For h[3, 7], the previous state is h[2, 7]. Batch stays fixed. The recurrence does not mix b = 7 with b = 2; it only walks backward in time. That is a semantic boundary. If the formula accidentally read h[t - 1, b_prev] under a sum[b_prev], the model would be communicating across batch examples. The shape might still be valid, but the meaning would change.

This is why time as an axis belongs in the same book as reshape and broadcasting. The question is still about visible coordinates. Which coordinate is preserved? Which one is shifted? Which one is local? The new ingredient is order. A spatial coordinate usually has no natural direction; time does. Naming it lets the compiler and reader inspect not only that a dependency exists, but also which way it points.

Lowering can then become an implementation choice. A backend may execute the recurrence with a loop, vectorize independent batch coordinates, or use special facts about the recurrence window. Those choices come after the source has stated the dependency graph.
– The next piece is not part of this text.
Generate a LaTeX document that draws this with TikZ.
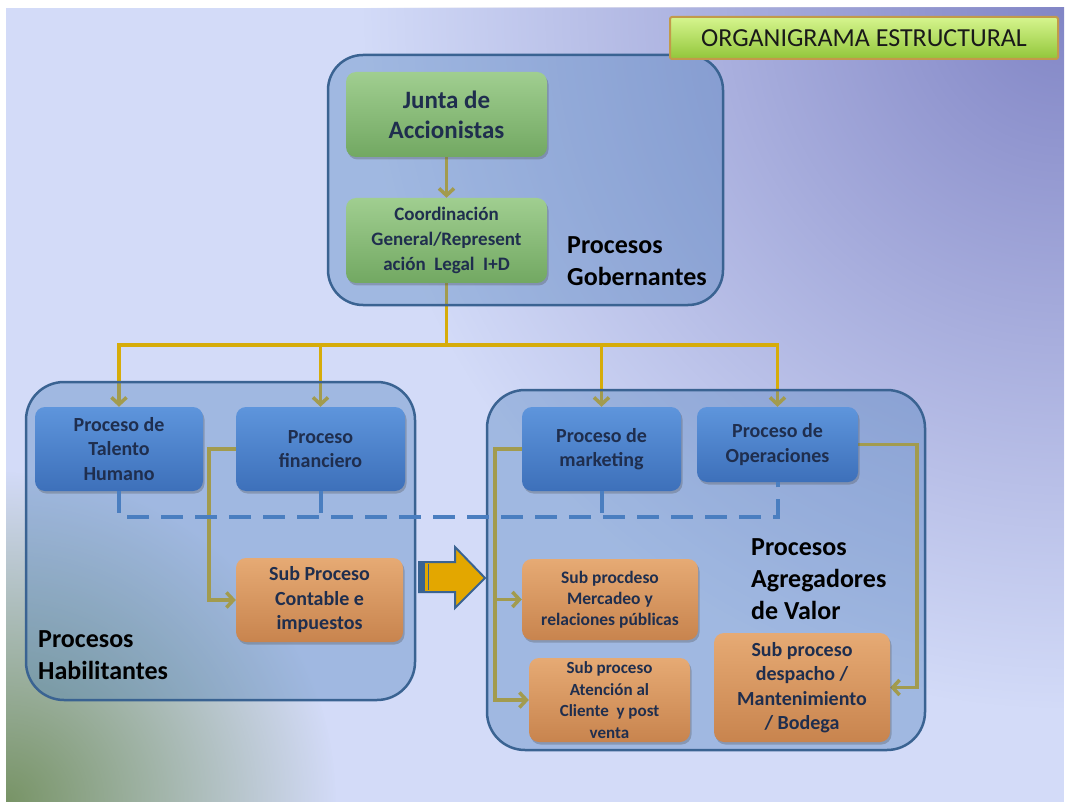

The recurrence notation does not replace execution; it gives execution a visible contract to follow.

Why the Loop Is Not the Dependency

The same recurrence can be written as a loop:

h = init
for t in range(1, T):
    h = step(h, x[t])

For execution, this is natural. For analysis, it fuses several ideas into one mutable variable: the family of values, the current storage slot, and the time dependency. The recurrence spelling separates them:

family       h[t]
dependency   h[t] reads h[t - 1]
storage      chosen later

That separation is what later chapters use. Storage analysis can ask which members of h[t] are observed. An RNN analysis can ask which non-time coordinates are preserved while time moves. Autodiff can ask which intermediate states might be needed backward. Those questions are harder to ask when the only source object is a variable being overwritten.

The point is not that loops are bad. It is that a loop is an execution story, while a recurrence is a dependency story. Einlang writes the dependency story first and lets lowering choose the execution story afterward.

Once that dependency story is visible, a later implementation can still emit an ordinary loop. The source has not rejected loops; it has delayed them until after the time axis has been named.